Pros and Cons of Office Pets
Not everyone wants to leave their beloved Rover home alone all day. That’s understandable. I feel sorry for dogs that are left for 8-10 hours a day until their owners come home. Not everyone can afford doggie day care or a dog walker.
Having your pet beside you at work all day is bound to feel great. A quick online search will bring up endless articles supporting animals in the work place and their advantages. They say that having a dog in the office helps with team bonding, promotes a relaxed atmosphere, and reduces stress levels all around.
But these plus points contrast with the opinion of people like me. I can vouch that it works in complete opposition. If there’s a dog in the office, my stress levels are through the roof, I can’t concentrate, constantly check where the dog is, hope I’m not ask to pet it, and avoid it like the plague.
Research on Stress Levels
Despite the swathe of information supporting the presence of dogs in the office, there is very little evidence to suggest this is true.

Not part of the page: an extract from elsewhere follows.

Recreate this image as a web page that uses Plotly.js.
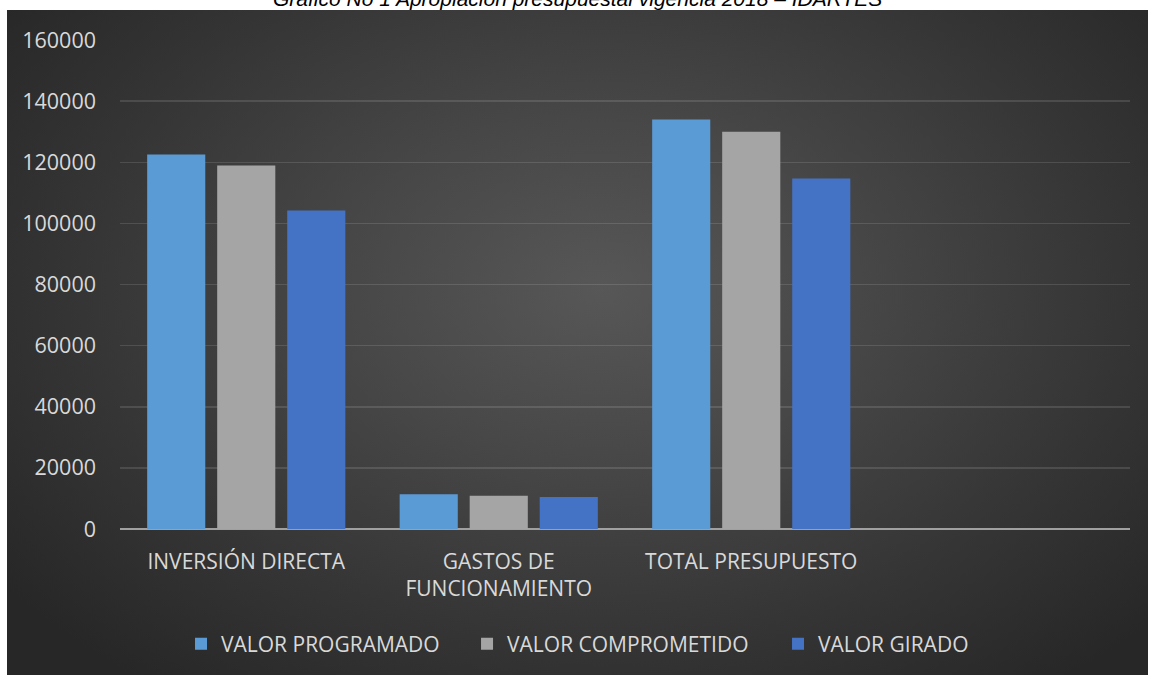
<!DOCTYPE html>
<html>
<head>
<meta charset="utf-8">
<script src="https://cdn.plot.ly/plotly-3.0.1.min.js"></script>
<style>
  html, body { margin: 0; padding: 0; background: #ffffff; width: 1152px; height: 675px; overflow: hidden; }
  #bg { position: absolute; left: 7px; top: 10px; width: 1141px; height: 665px;
        background: radial-gradient(ellipse 65% 75% at 52% 42%, #575757 0%, #474747 35%, #353535 70%, #272727 100%); }
  #chart { position: absolute; left: 0; top: 0; width: 1152px; height: 675px; }
</style>
</head>
<body>
<div id="bg"></div>
<div id="chart"></div>
<script>
const categories = ['INVERSIÓN DIRECTA', 'GASTOS DE<br>FUNCIONAMIENTO', 'TOTAL PRESUPUESTO'];
const seriesNames = ['VALOR PROGRAMADO', 'VALOR COMPROMETIDO', 'VALOR GIRADO'];
const valorProgramado = [122500, 11400, 134000];
const valorComprometido = [118900, 10900, 130000];
const valorGirado = [104200, 10500, 114700];
const yTicks = [0, 20000, 40000, 60000, 80000, 100000, 120000, 140000, 160000];
const titleText = 'Gráfico No 1 Apropiación presupuestal vigencia 2018 – IDARTES';

const colors = ['#5B9BD5', '#A5A5A5', '#4472C4'];
const values = [valorProgramado, valorComprometido, valorGirado];
const legendIds = ['legend', 'legend2', 'legend3'];
const legendX = [0.0604, 0.3436, 0.6515];

const traces = values.map((v, i) => ({
  type: 'bar',
  name: seriesNames[i],
  x: categories,
  y: v,
  legend: legendIds[i],
  marker: { color: colors[i], line: { width: 0 } },
  hoverinfo: 'x+y+name'
}));

const labelFont = { family: 'Open Sans, sans-serif', size: 21, color: '#d9d9d9' };
const tickFont = { family: 'Open Sans, sans-serif', size: 21.5, color: '#d9d9d9' };

function legendAt(x) {
  return {
    orientation: 'h',
    x: x, xanchor: 'left',
    y: -0.2327, yanchor: 'middle',
    font: labelFont,
    bgcolor: 'rgba(0,0,0,0)'
  };
}

const layout = {
  width: 1152,
  height: 675,
  margin: { l: 120, r: 22, t: 40, b: 145 },
  paper_bgcolor: 'rgba(0,0,0,0)',
  plot_bgcolor: 'rgba(0,0,0,0)',
  barmode: 'group',
  bargap: 0.168,
  bargroupgap: 0.17,
  showlegend: true,
  legend: legendAt(legendX[0]),
  legend2: legendAt(legendX[1]),
  legend3: legendAt(legendX[2]),
  xaxis: {
    type: 'category',
    range: [-0.5, 3.5],
    showgrid: false,
    showline: false,
    zeroline: false,
    ticks: '',
    tickfont: labelFont,
    ticklabelstandoff: 18,
    fixedrange: true
  },
  yaxis: {
    range: [0, 160000],
    tickvals: yTicks,
    ticktext: yTicks.map(String),
    showgrid: true,
    gridcolor: 'rgba(255,255,255,0.12)',
    gridwidth: 1.5,
    zeroline: true,
    zerolinecolor: '#a0a0a0',
    zerolinewidth: 2,
    showline: false,
    ticks: '',
    tickfont: tickFont,
    ticklabelstandoff: 23,
    fixedrange: true
  },
  annotations: [{
    text: titleText,
    xref: 'paper', yref: 'paper',
    x: 0.4525, y: 1,
    xanchor: 'center', yanchor: 'bottom',
    yshift: 28,
    showarrow: false,
    font: { family: 'Liberation Sans, Arial, sans-serif', size: 21, color: '#000000', style: 'italic' }
  }]
};

Plotly.newPlot('chart', traces, layout, { displayModeBar: false, staticPlot: true });
</script>
</body>
</html>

The majority of scientific research that has been carried out around dogs and stress levels are trials done in highly controlled circumstances. These studies have consisted of single, one-hour or less sessions therefore making it impossible to truly report on the long terms effect of dogs and stress reduction. Still, reducing stress levels is the number one reason people cite when arguing their case for having dogs in the office.
Would it not be more worthwhile to address the issues causing the stress? Tackle the issues head on instead of allowing pets to be present to help people cope. That’s merely plastering over the real problems.